10 Local Stories of the Week | Jackson Free Press | Jackson, MS

10 Local Stories of the Week

The 5th Fifth U.S. Circuit Court of Appeals reversed the preliminary injunction that blocked House Bill 1523 from becoming law after Gov. Phil Bryant (pictured) appealed it.

The 5th Fifth U.S. Circuit Court of Appeals reversed the preliminary injunction that blocked House Bill 1523 from becoming law after Gov. Phil Bryant (pictured) appealed it. Photo by Imani Khayyam.

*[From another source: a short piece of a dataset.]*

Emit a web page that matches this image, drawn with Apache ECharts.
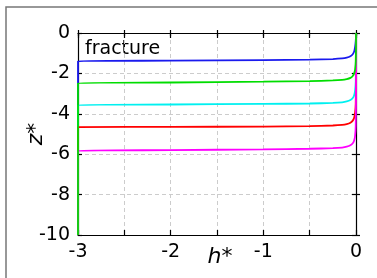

There's never a slow news week in Jackson, Miss., and last week was no exception. Here are the local stories JFP reporters brought you in case you missed them:

  1. The controversial "Protecting Freedom of Conscience from Religious Discrimination Act" is now state law, after the 5th U.S. Circuit Court of Appeals reversed the 2016 injunction that prevented House Bill 1523 from becoming law last July.
  2. Several conservation groups plan to sue the U.S. Environmental Protection Agency for failing to hold Mississippi and Alabama accountable for violating certain provisions of the Clean Air Act.
  3. Mississippi utility regulators want to pull the plug on costly technology at a first-of-its-kind power plant, saying one of the nation's largest utilities should absorb more than $6.5 billion in losses and ratepayers should pay nothing more.
  4. State education officials said Wednesday that 10 Mississippi high school students were allowed to graduate only because of testing errors in their favor, but the state won't revoke their diplomas.
  5. The State of Mississippi has taken over 3,500 abandoned and blighted properties that previous owners failed to pay taxes on for three years.
  6. Not everyone is supportive of expanding the pastel-painted affordable housing units in the Farish Street Historic District.
  7. Police charged Lakia Bradley and Kendrick Jackson with three counts of aggravated assault and shooting into an occupied vehicle after a bullet struck a sleeping 9-year-old in the car.
  8. State law allows voters who are 65 and older, or will otherwise be unavailable to vote on election day, to cast absentees through the mail or in person at a city registrar's office for municipal elections or circuit clerk's office for all others.
  9. As tuition grows more expensive at Mississippi's universities and community colleges, more students are seeking aid to help them pay. But the state's financial aid programs have problems of their own.
  10. After nearly two years of litigation, U.S. District Judge Henry Wingate ordered the State of Mississippi to release a 2015 report on its system of mental-health care for children, referred to as the TAC report.